Published in the September 28, 2016 edition


WAKEFIELD — Wakefield’s state legislative delegation paid a visit to the Board of Selectmen this week and Sen. Jason Lewis, Rep. Paul Brodeur and Rep. Donald Wong responded to a number of matters of concern to the board.

Selectman Ann Santos said that she was concerned about charter schools and wondered if there had been any push in the legislature to demand more accountability from the charters.

Brodeur said that the debate over charter schools has been going on since he got to the legislature, including the concerns from school committees in the district and across the state over the fact that charters are regulated by the state and are not subject to the same local oversight as traditional public schools.

Lewis talked about the way that charter schools are funded whereby the money follows the child, so that if a Wakefield student goes to a charter school, a sum equal to the average amount that it costs to educate a student in Wakefield goes with that student to the charter. He noted that the amount of state money that comes back to the home district is subject to a different formula and never really makes up the difference.

He maintained that when a child leaves a local district to attend a charter school, it doesn’t appreciably reduce the local system’s costs, meaning that the home district still has to bear the same costs with less funding. He called the current ballot question “an unfortunate way to fix the problems” around charter schools.

Wong pointed to another issue that could be addressed. He said that when a student enrolls in a charter school in September but decides halfway through the year to come back to his home district, the full funding for that student remains with the charter.
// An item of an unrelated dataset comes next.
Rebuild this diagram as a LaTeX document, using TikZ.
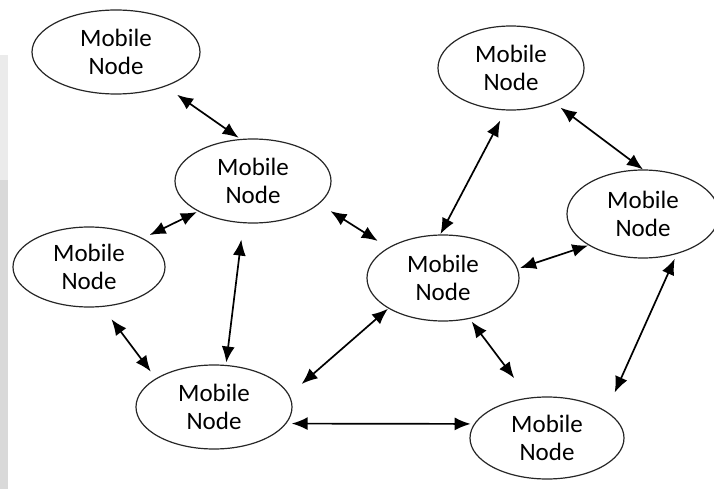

Town Administrator Stephen P. Maio noted that charter schools often don’t take students that need extra services but municipal school districts have to take all students and that higher average cost follows students attending charter schools. He added that towns like Wakefield just get charged for charter schools on the Cherry Sheet, without the charter school having to provide any sort of budget presentation.

Brodeur agreed that municipalities “at least should have a seat at the table” when it comes to funding and oversight of charter schools.

Moving on to economic development, Chairman of the Board of Selectmen Patrick Glynn asked the legislators what they were doing to help bring business and industry to Wakefield. He noted that with Edgewater Office Park and Lakeside Office park, Wakefield has the potential to house a lot of businesses.

Wong stressed the need to look at ways to showcase Wakefield’s potential. He also talked about the possibility of tax deductions and the willingness of local property owners to negotiate attractive deals as ways to attract business to the town.

Lewis said that he wished there was a “silver bullet” to bring business to towns in his district. He maintained that by increasing local aid, school funding and Chapter 90 transportation funding the legislature had prioritized local infrastructure, improving the overall business climate.

He also noted that the “MassWorks” program was just recapitalized and that Melrose and Malden have taken advantage of this funding. He pointed out, however, that a lot of the job of attracting business falls to the local communities in the form of things like tax incentives.

Brodeur said that the legislators could do a better job of working with towns like Wakefield to identify bond and grant funding and make successful pitches to secure those funds. He noted that with Wakefield’s land area and proximity to the highway it should be able to attract a variety of business tenants.

Glynn agreed, and challenged anyone to show him a community on Route 128 that was better positioned for growth than Wakefield with its AAA bond rating.

Glynn also asked about the status of three state grants slotted for Wakefield in this year’s budget: $100,000 for the Albion Cultural Exchange, $50,000 for improvements to the Public Safety Building and $25,000 for the opiate antidote, Narcan.

Lewis pointed out that these items had been vetoed by Gov. Baker and the Wakefield delegation had been instrumental in getting the legislature to override those vetoes and return the money to the budget.

Brodeur said that those funds were not necessarily in jeopardy. He said that the only way that the money could be in jeopardy would be if state revenue falls under certain benchmarks, which would trigger the governor’s ability to make emergency 9C cuts.

“We are not at risk yet,” Brodeur said, adding that he continued to be hopeful that the funds would remain in the budget.

Selectman Paul DiNocco stressed the need to address drainage and flooding in Wakefield and the region.

“If we get a large storm, your entire district will be flooded,” he told Wong. DiNocco said that he understood that money was an issue, but added that a solution was needed sooner rather than later.

Wong said that one possibility that could be explored would be having the Army Corps of Engineers come in and do some dredging to clean out some of the rivers and streams.

Lewis asked if a proper engineering study had been done of drainage in the town. DiNocco said that one was done just this past summer and the previous one was in 1990.

Lewis noted that flood mitigation is a difficult problem as it involves multiple towns and solutions have to be regional.

Selectman Phyllis Hull wanted to know what could be done to give senior citizens tax breaks in order to help them remain in their homes.

Lewis mentioned that the legislature had raised the income limits for the Circuit Breaker program, making more seniors eligible. He also noted that some towns allow seniors to defer taxes until their property is sold. He pointed out that Reading is currently considering shifting some property taxes from seniors to younger taxpayers and commercial properties.

Brodeur and Wong talked about ways to improve home care options as well as increase housing options for seniors who want to downsize.